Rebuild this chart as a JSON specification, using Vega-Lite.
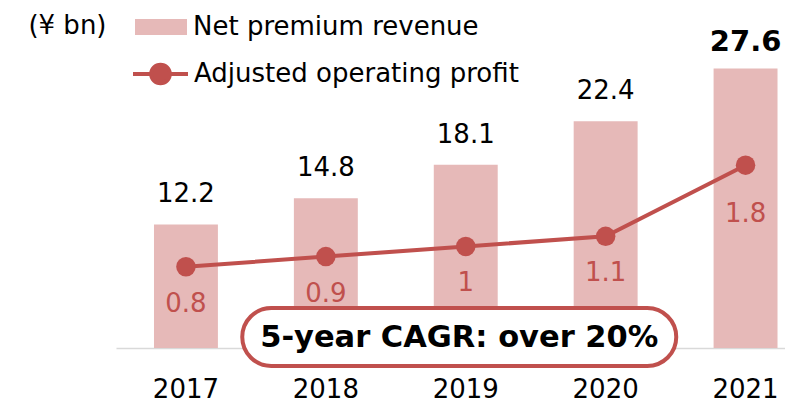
{
  "$schema": "https://vega.github.io/schema/vega-lite/v6.json",
  "width": 669,
  "height": 326,
  "autosize": "none",
  "padding": {"left": 116, "top": 22, "right": 0, "bottom": 52},
  "config": {"font": "DejaVu Sans", "view": {"stroke": null}},
  "data": {
    "values": [
      {"year": "2017", "revenue": 12.2, "profit": 0.8},
      {"year": "2018", "revenue": 14.8, "profit": 0.9},
      {"year": "2019", "revenue": 18.1, "profit": 1.0},
      {"year": "2020", "revenue": 22.4, "profit": 1.1},
      {"year": "2021", "revenue": 27.6, "profit": 1.8}
    ]
  },
  "encoding": {
    "x": {
      "field": "year",
      "type": "ordinal",
      "scale": {"range": [0, 699.5], "paddingInner": 0.543, "paddingOuter": 0.2715},
      "axis": {
        "title": null,
        "labelAngle": 0,
        "labelFontSize": 26,
        "labelColor": "black",
        "labelFont": "DejaVu Sans",
        "ticks": false,
        "tickSize": 0,
        "labelPadding": 49,
        "labelBaseline": "alphabetic",
        "domainColor": "#D9D9D9",
        "domainWidth": 1.5,
        "grid": false,
        "zindex": 0
      }
    }
  },
  "layer": [
    {
      "mark": {"type": "bar"},
      "encoding": {
        "y": {
          "field": "revenue",
          "type": "quantitative",
          "scale": {"domain": [0, 32.2], "nice": false},
          "axis": {
            "title": "(¥ bn)",
            "titleAngle": 0,
            "titleAlign": "right",
            "titleBaseline": "middle",
            "titleX": -10,
            "titleY": 3,
            "titleFontSize": 26,
            "titleFontWeight": "normal",
            "titleFont": "DejaVu Sans",
            "titleColor": "black",
            "labels": false,
            "ticks": false,
            "domain": false,
            "grid": false
          }
        },
        "fill": {
          "datum": "Net premium revenue",
          "scale": {"range": ["#E6B9B8"]},
          "legend": {
            "orient": "none",
            "legendX": 19,
            "legendY": -21,
            "title": null,
            "padding": 0,
            "symbolType": "M-1,-0.3077H1V0.3077H-1Z",
            "symbolSize": 2704,
            "symbolStrokeWidth": 0,
            "labelFontSize": 26,
            "labelFont": "DejaVu Sans",
            "labelColor": "black",
            "labelOffset": 6,
            "labelLimit": 500
          }
        }
      }
    },
    {
      "mark": {"type": "line", "strokeWidth": 4},
      "encoding": {
        "y": {
          "field": "profit",
          "type": "quantitative",
          "scale": {"domain": [0, 3.21], "nice": false},
          "axis": null
        },
        "stroke": {
          "datum": "Adjusted operating profit",
          "scale": {"range": ["#C0504D"]},
          "legend": {
            "orient": "none",
            "legendX": 15,
            "legendY": 22.5,
            "title": null,
            "padding": 0,
            "symbolType": "M-1,0H1M0.34,0A0.34,0.34,0,1,1,-0.34,0A0.34,0.34,0,1,1,0.34,0Z",
            "symbolSize": 3025,
            "symbolStrokeWidth": 4,
            "symbolFillColor": "#C0504D",
            "labelFontSize": 26,
            "labelFont": "DejaVu Sans",
            "labelColor": "black",
            "labelOffset": 4,
            "labelLimit": 500,
            "encode": {"symbols": {"update": {"fill": {"value": "#C0504D"}, "opacity": {"value": 1}}}}
          }
        }
      }
    },
    {
      "mark": {"type": "circle", "size": 380, "color": "#C0504D", "opacity": 1},
      "encoding": {
        "y": {
          "field": "profit",
          "type": "quantitative",
          "scale": {"domain": [0, 3.21], "nice": false},
          "axis": null
        }
      }
    },
    {
      "transform": [{"filter": "datum.year != '2021'"}],
      "mark": {"type": "text", "fontSize": 26, "color": "black", "baseline": "alphabetic", "dy": -22},
      "encoding": {
        "y": {
          "field": "revenue",
          "type": "quantitative",
          "scale": {"domain": [0, 32.2], "nice": false},
          "axis": null
        },
        "text": {"field": "revenue", "type": "quantitative"}
      }
    },
    {
      "transform": [{"filter": "datum.year == '2021'"}],
      "mark": {"type": "text", "fontSize": 29, "fontWeight": "bold", "color": "black", "baseline": "alphabetic", "dy": -18},
      "encoding": {
        "y": {
          "field": "revenue",
          "type": "quantitative",
          "scale": {"domain": [0, 32.2], "nice": false},
          "axis": null
        },
        "text": {"field": "revenue", "type": "quantitative"}
      }
    },
    {
      "transform": [{"filter": "datum.year != '2021'"}],
      "mark": {"type": "text", "fontSize": 26, "color": "#C0504D", "baseline": "alphabetic", "dy": 45},
      "encoding": {
        "y": {
          "field": "profit",
          "type": "quantitative",
          "scale": {"domain": [0, 3.21], "nice": false},
          "axis": null
        },
        "text": {"field": "profit", "type": "quantitative"}
      }
    },
    {
      "transform": [{"filter": "datum.year == '2021'"}],
      "mark": {"type": "text", "fontSize": 26, "color": "#C0504D", "baseline": "alphabetic", "dy": 57},
      "encoding": {
        "y": {
          "field": "profit",
          "type": "quantitative",
          "scale": {"domain": [0, 3.21], "nice": false},
          "axis": null
        },
        "text": {"field": "profit", "type": "quantitative"}
      }
    },
    {
      "transform": [{"filter": "datum.year == '2019'"}],
      "mark": {"type": "bar", "width": 434, "cornerRadius": 29, "fill": "white", "stroke": "#C0504D", "strokeWidth": 4, "xOffset": -6.5},
      "encoding": {
        "y": {
          "datum": 3.95,
          "type": "quantitative",
          "scale": {"domain": [0, 32.2], "nice": false},
          "axis": null
        },
        "y2": {"datum": -1.78}
      }
    },
    {
      "transform": [{"filter": "datum.year == '2019'"}],
      "mark": {"type": "text", "text": "5-year CAGR: over 20%", "fontSize": 30.5, "fontWeight": "bold", "color": "black", "baseline": "alphabetic", "dy": -1.5, "dx": -6.5},
      "encoding": {
        "y": {
          "datum": 0,
          "type": "quantitative",
          "scale": {"domain": [0, 32.2], "nice": false},
          "axis": null
        }
      }
    }
  ],
  "resolve": {"scale": {"y": "independent"}}
}
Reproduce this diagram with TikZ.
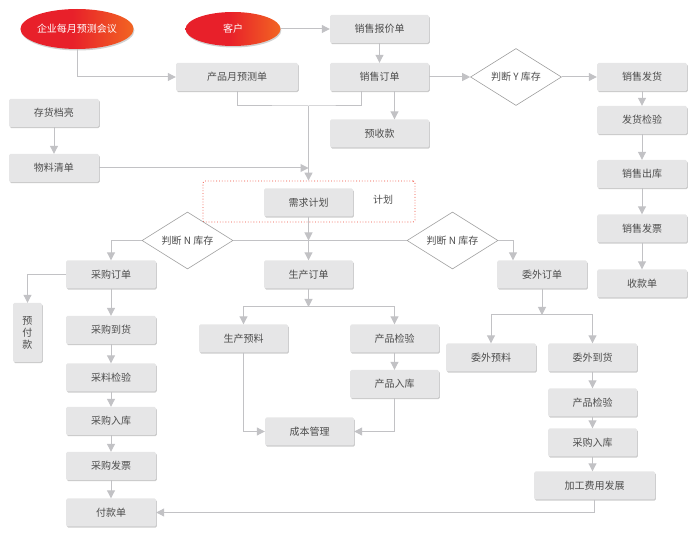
\documentclass[tikz,border=0pt]{standalone}
\usepackage{fontspec}
\usepackage{xcolor}
\usepackage{tikz}
\usetikzlibrary{arrows.meta,positioning,calc,shapes.geometric,shadows}
\newfontfamily\cjkfont{Noto Sans CJK SC}
\definecolor{boxfill}{HTML}{E6E6E7}
\definecolor{boxtext}{HTML}{4D4D4D}
\definecolor{linegray}{HTML}{C2C2C5}
\definecolor{diamondline}{HTML}{A0A0A0}
\definecolor{ovalred}{HTML}{E8202A}
\definecolor{ovalorange}{HTML}{F26522}
\definecolor{planred}{HTML}{EF4A3A}
\pgfdeclarehorizontalshading{ovalshade}{100bp}{color(0bp)=(ovalred); color(25bp)=(ovalred); color(48bp)=(ovalred); color(75bp)=(ovalorange); color(100bp)=(ovalorange)}

\begin{document}
\begin{tikzpicture}[
    x=1pt, y=-1pt,
    stepbox/.style={
        fill=boxfill,
        rounded corners=1.5pt,
        minimum width=90pt,
        minimum height=28pt,
        inner sep=2pt,
        text=boxtext,
        font=\cjkfont\fontsize{10}{12}\selectfont,
        drop shadow={shadow xshift=0.8pt, shadow yshift=-1.2pt, fill=black!25, opacity=0.8}
    },
    oval/.style={
        ellipse,
        shading=ovalshade,
        text=white,
        inner sep=0pt,
        font=\cjkfont\fontsize{10}{12}\selectfont,
        drop shadow={shadow xshift=0.8pt, shadow yshift=-1.5pt, fill=black!30, opacity=0.6}
    },
    check/.style={
        diamond, aspect=1.6,
        draw=diamondline, line width=0.6pt,
        fill=white,
        inner sep=0pt,
        minimum width=91pt,
        minimum height=57pt,
        text=boxtext,
        font=\cjkfont\fontsize{10}{12}\selectfont
    },
    line/.style={linegray, line width=1pt},
    arrow/.style={line, -{Triangle[length=8pt, width=8pt]}}
]
\useasboundingbox (0,0) rectangle (697,537);

% Top: meetings, customer and sales
\node[oval, minimum width=113pt, minimum height=40pt] (meeting) at (77,29) {企业每月预测会议};
\node[oval, minimum width=95pt, minimum height=34pt] (customer) at (233,29) {客户};
\node[stepbox, minimum width=99pt] (quote) at (379.5,29) {销售报价单};
\node[stepbox, minimum width=122pt] (forecast) at (237,77) {产品月预测单};
\node[stepbox, minimum width=99pt] (order) at (379.5,77) {销售订单};
\node[stepbox, minimum width=99pt] (advance) at (379.5,133.5) {预收款};
\node[check] (ycheck) at (516,77) {判断 Y 库存};

% Right column: shipping
\node[stepbox] (ship) at (642,77) {销售发货};
\node[stepbox] (shipqc) at (642,120) {发货检验};
\node[stepbox] (shipout) at (642,174) {销售出库};
\node[stepbox] (sinvoice) at (642,228.5) {销售发票};
\node[stepbox] (receipt) at (642,283.5) {收款单};

% Left: stock and BOM
\node[stepbox] (stock) at (54,113) {存货档亮};
\node[stepbox] (bom) at (54,168) {物料清单};

% Plan
\node[draw=planred, dotted, line width=0.8pt, rounded corners=2pt,
      minimum width=212pt, minimum height=41pt] (planbox) at (309,201.5) {};
\node[stepbox, minimum width=89pt] (demand) at (308.5,202.5) {需求计划};
\node[text=boxtext, font=\cjkfont\fontsize{10}{12}\selectfont] (plantext) at (383,200) {计划};
\coordinate (merge) at (308.5,106);

\node[check] (ncheckl) at (187.5,240.5) {判断 N 库存};
\node[check] (ncheckr) at (452.5,240.5) {判断 N 库存};

% Purchase column
\node[stepbox] (porder) at (111,274.5) {采购订单};
\node[stepbox, minimum width=29pt, minimum height=59pt, align=center] (prepay) at (27.5,332.5) {预\\付\\款};
\node[stepbox] (parrive) at (111,330) {采购到货};
\node[stepbox] (pcheck) at (111,377.5) {采料检验};
\node[stepbox] (pstock) at (111,421) {采购入库};
\node[stepbox] (pinvoice) at (111,466) {采购发票};
\node[stepbox] (payment) at (111,512.5) {付款单};

% Production column
\node[stepbox, minimum width=89pt] (morder) at (308.5,274.5) {生产订单};
\coordinate (msplit) at (308.5,307);
\node[stepbox, minimum width=89pt] (mprep) at (243.5,338.5) {生产预料};
\node[stepbox, minimum width=89pt] (mcheck) at (394.5,338.5) {产品检验};
\node[stepbox, minimum width=89pt] (mstock) at (394.5,384) {产品入库};
\node[stepbox, minimum width=89pt] (cost) at (309.5,431.5) {成本管理};

% Outsourcing column
\node[stepbox] (oorder) at (542,274.5) {委外订单};
\coordinate (osplit) at (542,315);
\node[stepbox] (oprep) at (491,357.5) {委外预料};
\node[stepbox, minimum width=89pt] (oarrive) at (592.5,357.5) {委外到货};
\node[stepbox, minimum width=89pt] (ocheck) at (592.5,402.5) {产品检验};
\node[stepbox, minimum width=89pt] (ostock) at (592.5,442.5) {采购入库};
\node[stepbox, minimum width=121pt] (fee) at (594.5,485.5) {加工费用发展};

% Connectors
\draw[arrow] (customer.east) -- (quote.west);
\draw[arrow] (meeting.south) |- (forecast.west);
\draw[arrow] (quote.south) -- (order.north);
\draw[arrow] (order.east) -- (ycheck.west);
\draw[arrow] (ycheck.east) -- (ship.west);
\draw[arrow] ([xshift=15pt]order.south) -- ([xshift=15pt]advance.north);
\draw[line] (forecast.south) |- (merge) -| ([xshift=-18.5pt]order.south);
\draw[arrow] (merge) -- (merge |- planbox.north);
\draw[arrow] (stock.south) -- (bom.north);
\draw[arrow] (bom.east) -- (bom.east -| merge);

\draw[arrow] (ship.south) -- (shipqc.north);
\draw[arrow] (shipqc.south) -- (shipout.north);
\draw[arrow] (shipout.south) -- (sinvoice.north);
\draw[arrow] (sinvoice.south) -- (receipt.north);

\draw[line] (ncheckl.east) -- (ncheckr.west);
\draw[arrow] (demand.south) -- (demand.south |- ncheckl.east);
\draw[arrow] (demand.south |- ncheckl.east) -- (morder.north);
\draw[arrow] (ncheckl.west) -| (porder.north);
\draw[arrow] (ncheckr.east) -| ([xshift=-29pt]oorder.north);

\draw[arrow] (porder.west) -| (prepay.north);
\draw[arrow] (porder.south) -- (parrive.north);
\draw[arrow] (parrive.south) -- (pcheck.north);
\draw[arrow] (pcheck.south) -- (pstock.north);
\draw[arrow] (pstock.south) -- (pinvoice.north);
\draw[arrow] (pinvoice.south) -- (payment.north);

\draw[arrow] (morder.south) -- (msplit);
\draw[arrow] (msplit) -| (mprep.north);
\draw[arrow] (msplit) -| (mcheck.north);
\draw[arrow] (mcheck.south) -- (mstock.north);
\draw[arrow] (mprep.south) |- (cost.west);
\draw[arrow] (mstock.south) |- (cost.east);

\draw[arrow] (oorder.south) -- (osplit);
\draw[arrow] (osplit) -| (oprep.north);
\draw[arrow] (osplit) -| (oarrive.north);
\draw[arrow] (oarrive.south) -- (ocheck.north);
\draw[arrow] (ocheck.south) -- (ostock.north);
\draw[arrow] (ostock.south) -- (ostock.south |- fee.north);
\draw[arrow] (fee.south) |- (payment.east);

\end{tikzpicture}
\end{document}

▶ **TASK INSTRUCTIONS**: Pick out the lines above containing the word "this", then copy them.

▶ **RESPONSE TO THE TASK**:
Rebuild this chart as a JSON specification, using Vega-Lite.
Reproduce this diagram with TikZ.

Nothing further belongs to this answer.